Because the second you start leaning on it like a laptop, it reminds you that it is not one. Windowing gets better, then stops short. File handling gets better, then turns sideways. Multitasking works until it starts feeling negotiated. The whole device lives in this pattern of almost. Almost a Mac when you want one. Almost a pure tablet when you want that too. Almost enough in both directions.

That is why it is such an interesting device and such an awkward one.

At its best, the iPad Pro feels like the cleanest travel computer Apple makes. Flexible. Fast. Thin. Visually beautiful. Capable of shifting from reading device to writing device to sketchpad to media screen without much ceremony. It adapts well. It moves well. It fits in a bag easily. It makes sense in motion.

At its worst, it feels like three-quarters of several excellent products layered on top of each other without ever fully becoming the best version of any of them.

That tension is the whole ownership experience.

And then there is the physical reality of it. The 11-inch size sounds like the sweet spot because it mostly is. More portable than the larger iPad, easier to carry, easier to travel with, less ridiculous once you add accessories. But it is also heavier in actual use than the idea of an iPad tends to suggest, especially once you stop thinking like a buyer and start thinking like a person lying in bed trying to read.

That is where the fantasy breaks a little.

As a handheld reading device, especially for longer stretches, it is not light. It is not the kind of thing you forget you are holding. Great screen or not, there is still a point where your wrists start filing complaints. That matters because part of the tablet promise is intimacy. Casualness. Pick it up, sink into a chair, use it without ceremony. The iPad Pro can do that for a while, but it is not as relaxed as it wants to look.

That mismatch shows up in daily life more than the keynote version of the product ever admits.

The truth is that this has become my least used piece of tech.

Not because it is bad. Almost the opposite. It is too good at a set of tasks I do not need often enough, and not final enough at the tasks where I already know what I prefer. When I want a real computer, I still want a Mac. When I want something always with me, I want my phone. When I want to read casually, the weight becomes part of the story faster than I want it to. That leaves the iPad in an awkward middle where it wins specific moments and loses the daily default.

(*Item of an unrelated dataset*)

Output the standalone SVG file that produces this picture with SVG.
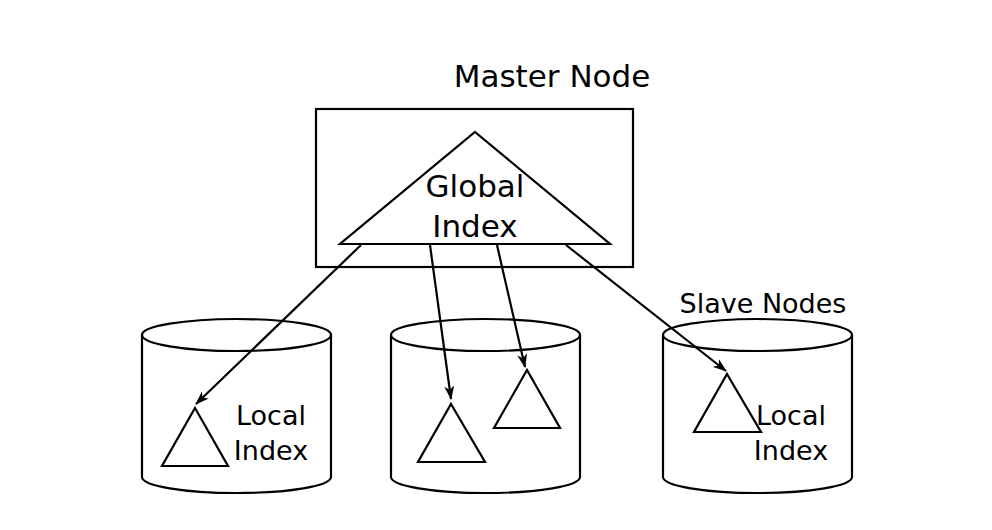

That is not failure exactly. It is more revealing than that.

The iPad Pro is one of Apple’s most impressive hardware objects and one of its most situational personal devices. You can admire it a lot and still not reach for it first. You can enjoy owning it and still realize it has not become essential. That is a strange category, but it is a real one.

When I travel, I still see the logic. Paired with the Magic Keyboard and Pencil Pro, it gives me options. It can flex into different roles. It can cover writing, notes, media, sketching, browsing, and all the small digital maintenance that accumulates away from home. It is a genuinely good travel companion because travel rewards flexibility more than purity.

But at home, in ordinary life, the edges show.

The Mac is better when I want to work properly. The phone is better when I want something frictionless. And the iPad ends up waiting for the moments where being in-between is the advantage instead of the compromise.

That is why my relationship with it stays a little unresolved.

I do not regret buying it. I understand exactly why it exists. I still think the screen is excellent, Pencil remains one of the best reasons to own one, and as a travel device it solves a real problem. But it is also the clearest example in my setup of a product being impressive without becoming necessary.

That is the real verdict.

The 11-inch iPad Pro M4 is beautiful, flexible, and slightly homeless. Brilliant hardware, selective usefulness, and easily the least used device in my bag.